Também o Sydney Morning Herald, em Agosto de 2002, num artigo assinado por dois colunistas (um deles, Fernando Freitas, com nome bem português) sugeria que “a imposição do idioma português” era “nostálgica e imbecil”, considerando-a totalmente incompreensível, “pois é rejeitada pelo juventude, educada segundo os padrões indonésios”.
Enfim, um Fernando Freitas que certamente faria parte da elite que recebeu favores durante o regime indonésio e que entrava na estatística dos 18 por cento de timorenses que apoiavam a integração…
É claro que alegações deste teor, que da imprensa se estenderam à rádio e à televisão, tiveram as respostas que mereciam, embora estas nunca tenham sido publicadas nos jornais. Geoffrey Hull, do Instituto Nacional de Linguística da Universidade Nacional de Timor, mostrava ser o mais incansável denunciador daquilo que designava de “inverdades anglo-fónicas”. Este investigador australiano estava à frente de um projecto de literatura e era o autor de um dicionário de Tétum com mais de 24 mil entradas.
Geoffrey Hull criticava, para além das calúnias, o facto de os jornalistas australianos serem incapazes de escrever correctamente os nomes em Português, e em vez disso escreverem “Gutierrez em vez de Guterres, Manual em vez de Manuel, Liquicia em vez de Liquiçá”.

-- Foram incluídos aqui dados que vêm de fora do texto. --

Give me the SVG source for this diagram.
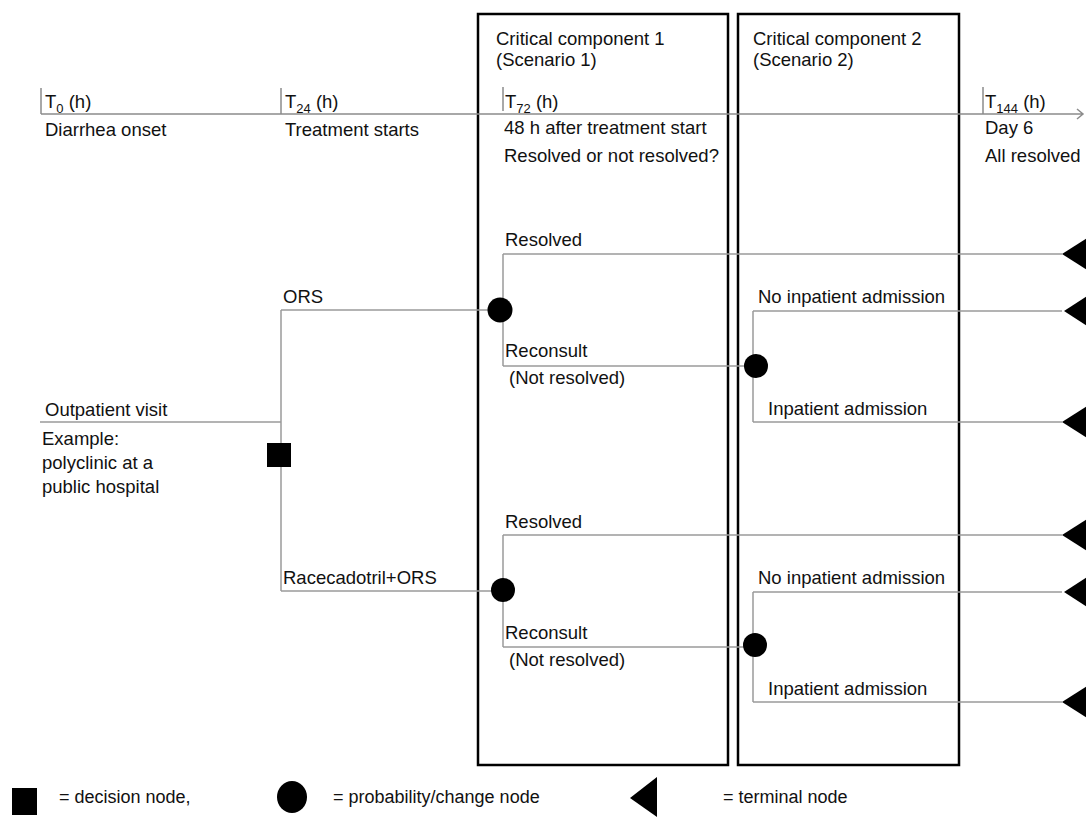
<svg xmlns="http://www.w3.org/2000/svg" width="1086" height="817" viewBox="0 0 1086 817">
<style>
text{font-family:"Liberation Sans",Arial,Helvetica,sans-serif;font-size:18.5px;fill:#111}
.sub{font-size:13px}
.lg{font-size:18px}
.ln{stroke:#9a9a9a;stroke-width:1.5;fill:none}
.tl{stroke:#8c8c8c;stroke-width:1.5;fill:none}
.box{fill:none;stroke:#000;stroke-width:2.5}
.nd{fill:#000}
</style>
<rect width="1086" height="817" fill="#fff"/>
<g id="boxes">
<rect class="box" x="478" y="14" width="250" height="751"/>
<rect class="box" x="738" y="14" width="221" height="751"/>
<text x="496" y="45">Critical component 1</text>
<text x="496" y="66">(Scenario 1)</text>
<text x="753" y="45">Critical component 2</text>
<text x="753" y="66">(Scenario 2)</text>
</g>
<g id="timeline">
<path class="tl" d="M41,114 H1083 M1077,109 L1083,114 L1077,119 M41,88 V114 M281,88 V114 M503,87 V111 M983,87 V114"/>
<text x="45" y="108">T<tspan class="sub" dy="5">0</tspan><tspan dy="-5"> (h)</tspan></text>
<text x="285" y="108">T<tspan class="sub" dy="5">24</tspan><tspan dy="-5"> (h)</tspan></text>
<text x="505" y="108">T<tspan class="sub" dy="5">72</tspan><tspan dy="-5"> (h)</tspan></text>
<text x="985" y="108">T<tspan class="sub" dy="5">144</tspan><tspan dy="-5"> (h)</tspan></text>
<text x="45" y="136">Diarrhea onset</text>
<text x="285" y="136">Treatment starts</text>
<text x="504" y="134">48 h after treatment start</text>
<text x="504" y="162">Resolved or not resolved?</text>
<text x="985" y="134">Day 6</text>
<text x="985" y="162">All resolved</text>
</g>
<g id="connectors">
<path class="ln" d="M40,422 H281 M281,310 V591 M281,310 H500 M281,591 H503"/>
<path class="ln" d="M503,254 V366 M503,254 H1062 M503,366 H756"/>
<path class="ln" d="M753,311 V422 M753,311 H1062 M753,422 H1062"/>
<path class="ln" d="M503,535 V647 M503,535 H1062 M503,647 H755"/>
<path class="ln" d="M753,592 V702 M753,592 H1062 M753,702 H1062"/>
<text x="45" y="416">Outpatient visit</text>
<text x="42" y="445">Example:</text>
<text x="42" y="469">polyclinic at a</text>
<text x="42" y="493">public hospital</text>
<text x="283" y="303">ORS</text>
<text x="283" y="584">Racecadotril+ORS</text>
<text x="505" y="246">Resolved</text>
<text x="505" y="357">Reconsult</text>
<text x="509" y="384">(Not resolved)</text>
<text x="505" y="528">Resolved</text>
<text x="505" y="639">Reconsult</text>
<text x="509" y="666">(Not resolved)</text>
<text x="758" y="303">No inpatient admission</text>
<text x="768" y="415">Inpatient admission</text>
<text x="758" y="584">No inpatient admission</text>
<text x="768" y="695">Inpatient admission</text>
</g>
<g id="decision"><rect class="nd" x="267" y="443" width="24" height="24"/></g>
<g id="chance1"><circle class="nd" cx="500" cy="310" r="12.5"/></g>
<g id="chance2"><circle class="nd" cx="756" cy="366" r="12"/></g>
<g id="chance3"><circle class="nd" cx="503" cy="590" r="12"/></g>
<g id="chance4"><circle class="nd" cx="755" cy="645" r="12"/></g>
<g id="terminal1"><polygon class="nd" points="1062,254 1087,238 1087,270"/></g>
<g id="terminal2"><polygon class="nd" points="1064,311 1087,296 1087,326"/></g>
<g id="terminal3"><polygon class="nd" points="1062,422 1087,406 1087,438"/></g>
<g id="terminal4"><polygon class="nd" points="1062,535 1087,519 1087,551"/></g>
<g id="terminal5"><polygon class="nd" points="1064,592 1087,577 1087,607"/></g>
<g id="terminal6"><polygon class="nd" points="1062,702 1087,686 1087,718"/></g>
<g id="legend">
<rect class="nd" x="12" y="788" width="25" height="27"/>
<text class="lg" x="59" y="803">= decision node,</text>
<ellipse class="nd" cx="292" cy="797" rx="15" ry="16"/>
<text class="lg" x="333" y="803">= probability/change node</text>
<polygon class="nd" points="630,798 657,777 657,817"/>
<text class="lg" x="723" y="803">= terminal node</text>
</g>
</svg>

Numa outra resposta sua, desta vez a um virulento artigo de Alfread Deakin, antigo Primeiro-Ministro australiano, publicado no London Morning Post, em Setembro de 2002, Hull recordava que “quem está familiarizado com a História” sabe que a língua portuguesa, ao contrário do Holandês, “sempre foi preponderante para a identidade nacional do País” e que a sua adopção fazia já parte do programa do Governo da Fretilin em 1975. Nesse artigo Deakin, entre outras coisas, afirmava que a elite timorense não falava o Tétum e que o Governo local tinha contratado, com “grandes gastos”, dezenas de professores portugueses, “alojando-os no maior dos confortos”, para ensinar os timorenses “a sua nova língua nacional”.

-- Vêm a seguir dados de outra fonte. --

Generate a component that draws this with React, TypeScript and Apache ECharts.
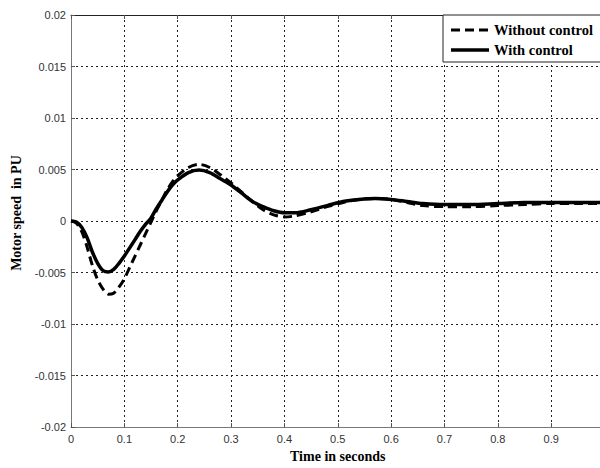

Por sua vez, Helen Hill, socióloga da Universidade de Sidney, especialista em assuntos timorenses denunciara, num artigo publicado na Arena Magazine de Melbourne, aquilo que considerava serem “mitos embutidos nas mentes de jornalistas estrangeiros mas que não correspondem à realidade social do País”. E, em jeito de resposta à tradicional condescendência das autoridades australianas, que aconselhara os seus a “reconsiderar a necessidade de viajar para Timor Leste”, Hill recordava que Portugal, o Japão ou a União Europeia tinham por hábito investir bastante mais dinheiro em projectos ligados a Timor do que a Austrália, apesar da proximidade geográfica.
Acordo entre a Santa Sé e Timor-Leste (Caixa)

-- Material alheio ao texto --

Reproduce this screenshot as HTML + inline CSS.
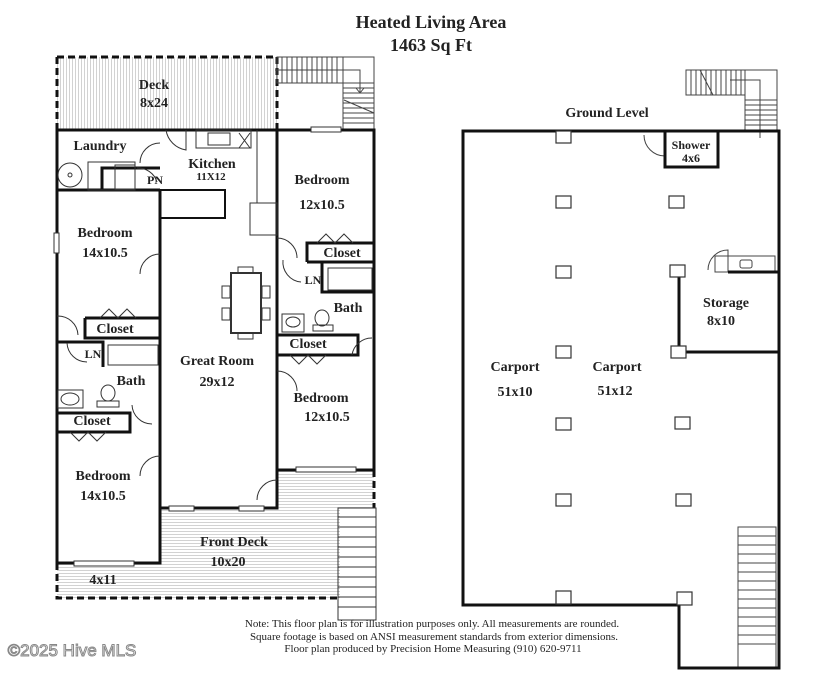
<!DOCTYPE html>
<html><head><meta charset="utf-8"><style>
html,body{margin:0;padding:0;background:#fff}
svg{display:block}
text{font-family:"Liberation Serif",serif;font-weight:bold;fill:#222;text-anchor:middle}
</style></head><body>
<svg width="825" height="680" viewBox="0 0 825 680" xmlns="http://www.w3.org/2000/svg">
<defs>
<pattern id="vs" width="3" height="10" patternUnits="userSpaceOnUse"><rect width="3" height="10" fill="#fff"/><rect width="1" height="10" fill="#d2d2d2"/></pattern>
<pattern id="hs" width="10" height="3" patternUnits="userSpaceOnUse"><rect width="10" height="3" fill="#fff"/><rect width="10" height="1" fill="#d2d2d2"/></pattern>
</defs>
<rect width="825" height="680" fill="#fff"/>
<text x="431" y="28" font-size="18" style="font-stretch:condensed">Heated Living Area</text>
<text x="431" y="51" font-size="18">1463 Sq Ft</text>

<rect x="57" y="57" width="220" height="73" fill="url(#vs)"/>
<path d="M57 57 H277 V130 M57 57 V130" fill="none" stroke="#111" stroke-width="3" stroke-dasharray="7,4"/>
<g stroke="#444" stroke-width="1" fill="none">
<rect x="277" y="57" width="97" height="26"/>
<path d="M282 57V83M287 57V83M292 57V83M297 57V83M302 57V83M307 57V83M312 57V83M317 57V83M322 57V83M327 57V83M332 57V83M337 57V83M343 57V83"/>
<rect x="343" y="83" width="31" height="47"/>
<path d="M343 88H374M343 93H374M343 98H374M343 103H374M343 108H374M343 113H374M343 118H374M343 123H374"/>
<path d="M275 70H360V92M356 88L360 93L364 88M344 100L374 113"/>
</g>

<rect x="160" y="508" width="180" height="90" fill="url(#hs)"/>
<rect x="57" y="563" width="104" height="35" fill="url(#hs)"/>
<rect x="277" y="470" width="97" height="38" fill="url(#hs)"/>
<path d="M57 563V598H338" fill="none" stroke="#111" stroke-width="3" stroke-dasharray="7,4"/>
<path d="M374 470V508" fill="none" stroke="#111" stroke-width="3" stroke-dasharray="7,4"/>
<g stroke="#333" stroke-width="1" fill="none">
<rect x="338" y="508" width="38" height="112"/>
<path d="M338 517H376M338 527H376M338 537H376M338 547H376M338 557H376M338 567H376M338 577H376M338 587H376M338 597H376M338 607H376"/>
</g>

<g fill="none" stroke="#111" stroke-width="3">
<path d="M57 130H374V470H277V508H160V563H57Z"/>
<path d="M160 190V508M277 130V470"/>
<path d="M57 190H160M102 190V168H160"/>
<path d="M85 318H160M85 318V338H160M57 342H103V367"/>
<path d="M57 413H130V432H57M130 413V432"/>
<path d="M307 262V243H374M307 262H374M322 262V292H374"/>
<path d="M277 335H358V355H277M358 335V355"/>
<path d="M277 355V470"/>
</g>
<g fill="none" stroke="#333" stroke-width="1">
<circle cx="70" cy="175" r="12"/><circle cx="70" cy="175" r="2"/>
<rect x="88" y="162" width="47" height="28"/><rect x="115" y="165" width="20" height="24"/>
<rect x="196" y="130" width="55" height="18"/><rect x="208" y="133" width="22" height="12"/>
<path d="M239 133L250 148M250 133L239 148"/>
<path d="M257 130V203M250 203H277V235H250Z"/>
<rect x="160" y="190" width="65" height="28" stroke="#111" stroke-width="2"/>
<rect x="231" y="273" width="30" height="60" stroke-width="2"/>
<rect x="238" y="267" width="15" height="6"/><rect x="238" y="333" width="15" height="6"/>
<rect x="222" y="286" width="8" height="12"/><rect x="222" y="308" width="8" height="12"/>
<rect x="262" y="286" width="8" height="12"/><rect x="262" y="308" width="8" height="12"/>
<rect x="328" y="268" width="44" height="22"/><rect x="108" y="345" width="50" height="20"/>
<rect x="282" y="314" width="22" height="18"/><ellipse cx="293" cy="322" rx="7" ry="5"/>
<ellipse cx="322" cy="318" rx="7" ry="8"/><rect x="313" y="325" width="20" height="6"/>
<rect x="58" y="390" width="25" height="18"/><ellipse cx="70" cy="399" rx="9" ry="6"/>
<ellipse cx="108" cy="393" rx="7" ry="8"/><rect x="97" y="401" width="22" height="6"/>
<path d="M166 130A24 24 0 0 0 186 150V130"/>
<path d="M160 143A20 20 0 0 0 140 163"/>
<path d="M137 168A20 20 0 0 1 157 182"/>
<path d="M160 254A20 20 0 0 0 140 274"/>
<path d="M277 238A20 20 0 0 1 297 258"/>
<path d="M283 260A20 20 0 0 0 301 282"/>
<path d="M57 316A20 20 0 0 1 78 335"/>
<path d="M67 343A20 20 0 0 0 87 362"/>
<path d="M132 405A20 20 0 0 0 152 424"/>
<path d="M160 456A20 20 0 0 0 140 476"/>
<path d="M277 371A20 20 0 0 1 297 391"/>
<path d="M372 338A20 20 0 0 0 352 355"/>
<path d="M277 480A20 20 0 0 0 257 500"/>
<path d="M317 243L326 234L335 243L344 234L353 243"/>
<path d="M100 318L109 309L118 318L127 309L136 318"/>
<path d="M290 355L299 364L308 355L317 364L326 355"/>
<path d="M70 432L79 441L88 432L97 441L106 432"/>
<rect x="311" y="127" width="30" height="5" fill="#fff"/>
<rect x="54" y="233" width="5" height="20" fill="#fff"/>
<rect x="296" y="467" width="60" height="5" fill="#fff"/>
<rect x="74" y="561" width="60" height="5" fill="#fff"/>
<rect x="169" y="506" width="25" height="5" fill="#fff"/>
<rect x="239" y="506" width="25" height="5" fill="#fff"/>
</g>

<g font-size="14">
<text x="154" y="89">Deck</text><text x="154" y="107">8x24</text>
<text x="100" y="150">Laundry</text>
<text x="212" y="168">Kitchen</text><text x="211" y="180" font-size="11">11X12</text>
<text x="155" y="184" font-size="12">PN</text>
<text x="322" y="184">Bedroom</text><text x="322" y="209">12x10.5</text>
<text x="105" y="237">Bedroom</text><text x="105" y="257">14x10.5</text>
<text x="342" y="257">Closet</text><text x="313" y="284" font-size="12">LN</text>
<text x="348" y="312">Bath</text><text x="115" y="333">Closet</text>
<text x="308" y="348">Closet</text><text x="93" y="358" font-size="12">LN</text>
<text x="217" y="365">Great Room</text><text x="217" y="386">29x12</text>
<text x="131" y="385">Bath</text><text x="92" y="425">Closet</text>
<text x="321" y="402">Bedroom</text><text x="327" y="421">12x10.5</text>
<text x="103" y="480">Bedroom</text><text x="103" y="500">14x10.5</text>
<text x="234" y="546">Front Deck</text><text x="228" y="566">10x20</text>
<text x="103" y="584">4x11</text>
</g>

<g stroke="#444" stroke-width="1" fill="none">
<rect x="686" y="70" width="59" height="25"/>
<path d="M691 70V95M696 70V95M701 70V95M706 70V95M711 70V95M716 70V95M721 70V95M726 70V95M731 70V95M736 70V95M741 70V95"/>
<rect x="745" y="70" width="32" height="61"/>
<path d="M745 100H777M745 105H777M745 110H777M745 115H777M745 120H777M745 125H777"/>
<path d="M730 80H760V138M700 70L713 95"/>
<rect x="738" y="527" width="38" height="141"/>
<path d="M738 536H776M738 545H776M738 554H776M738 563H776M738 572H776M738 581H776M738 590H776M738 599H776M738 608H776M738 617H776M738 626H776M738 635H776M738 644H776"/>
<rect x="715" y="256" width="60" height="16"/><rect x="740" y="260" width="12" height="8" rx="2"/>
<path d="M644 135A21 21 0 0 0 665 156"/>
<path d="M708 270A20 20 0 0 1 728 250V272"/>
</g>
<g fill="none" stroke="#111" stroke-width="3">
<path d="M463 131H779V668H679V605H463Z"/>
<path d="M665 131V167H718V131"/>
<path d="M679 270V352H779M728 272H779"/>
</g>
<g fill="#fff" stroke="#333" stroke-width="1.2">
<rect x="556" y="131" width="15" height="12"/><rect x="556" y="196" width="15" height="12"/>
<rect x="556" y="266" width="15" height="12"/><rect x="556" y="346" width="15" height="12"/>
<rect x="556" y="418" width="15" height="12"/><rect x="556" y="494" width="15" height="12"/>
<rect x="556" y="591" width="15" height="13"/>
<rect x="669" y="196" width="15" height="12"/><rect x="670" y="265" width="15" height="12"/>
<rect x="671" y="346" width="15" height="12"/><rect x="675" y="417" width="15" height="12"/>
<rect x="676" y="494" width="15" height="12"/><rect x="677" y="592" width="15" height="13"/>
</g>
<g font-size="14">
<text x="607" y="117">Ground Level</text>
<text x="691" y="149" font-size="12">Shower</text><text x="691" y="162" font-size="12">4x6</text>
<text x="726" y="307">Storage</text><text x="721" y="325">8x10</text>
<text x="515" y="371">Carport</text><text x="515" y="396">51x10</text>
<text x="617" y="371">Carport</text><text x="615" y="395">51x12</text>
</g>
<text x="432" y="627" font-size="11" style="font-weight:normal">Note: This floor plan is for illustration purposes only. All measurements are rounded.</text>
<text x="434" y="640" font-size="11" style="font-weight:normal">Square footage is based on ANSI measurement standards from exterior dimensions.</text>
<text x="433" y="652" font-size="11" style="font-weight:normal">Floor plan produced by Precision Home Measuring (910) 620-9711</text>
<text x="72" y="656" font-size="17" style="font-family:'Liberation Sans',sans-serif;font-weight:normal;fill:#fff;stroke:#888;stroke-width:1">©2025 Hive MLS</text>
</svg>
</body></html>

Quinta-feira, 3 de Março, Sala dos Tratados do Palácio Apostólico do Vaticano. O cardeal D. Pietro Parolin, secretário de Estado, e Rui Maria de Araújo, Primeiro-Ministro de Timor-Leste, procederam ao intercâmbio dos instrumentos de ratificação do Acordo, assinado em Díli a 14 de Agosto de 2015, entre a Santa Sé e Timor-Leste, que estabelece de modo estável o quadro jurídico das relações quer entre a Santa Sé e Timor-Leste, quer entre a Igreja Católica e o Estado timorense.
Estavam presentes na cerimónia solene, por parte da Santa Sé: o monsenhor Antoine Camilleri, subsecretário para as Relações da Santa Sé com os Estados; monsenhor Francesco Cao Minh Dung, monsenhor Robert Murphy e monsenhor Massimiliano Boiardi, oficiais da Secção para as Relações com os Estados. Por parte de Timor-Leste: Aderito Hugo da Costa, vice-presidente do Parlamento Nacional; Roberto Sarmento de Oliveira Soares, vice-ministro dos Negócios Estrangeiros e Cooperação; Egas da Costa Freitas, embaixador junto da Santa Sé; e Armindo Pedro Simões, director para a Europa, África e Médio Oriente junto do Ministério dos Negócios Estrangeiros e Cooperação.
Com o intercâmbio dos instrumentos de ratificação o Acordo, constituído por um preâmbulo e 26 artigos, entra em vigor, em conformidade com o artigo 26.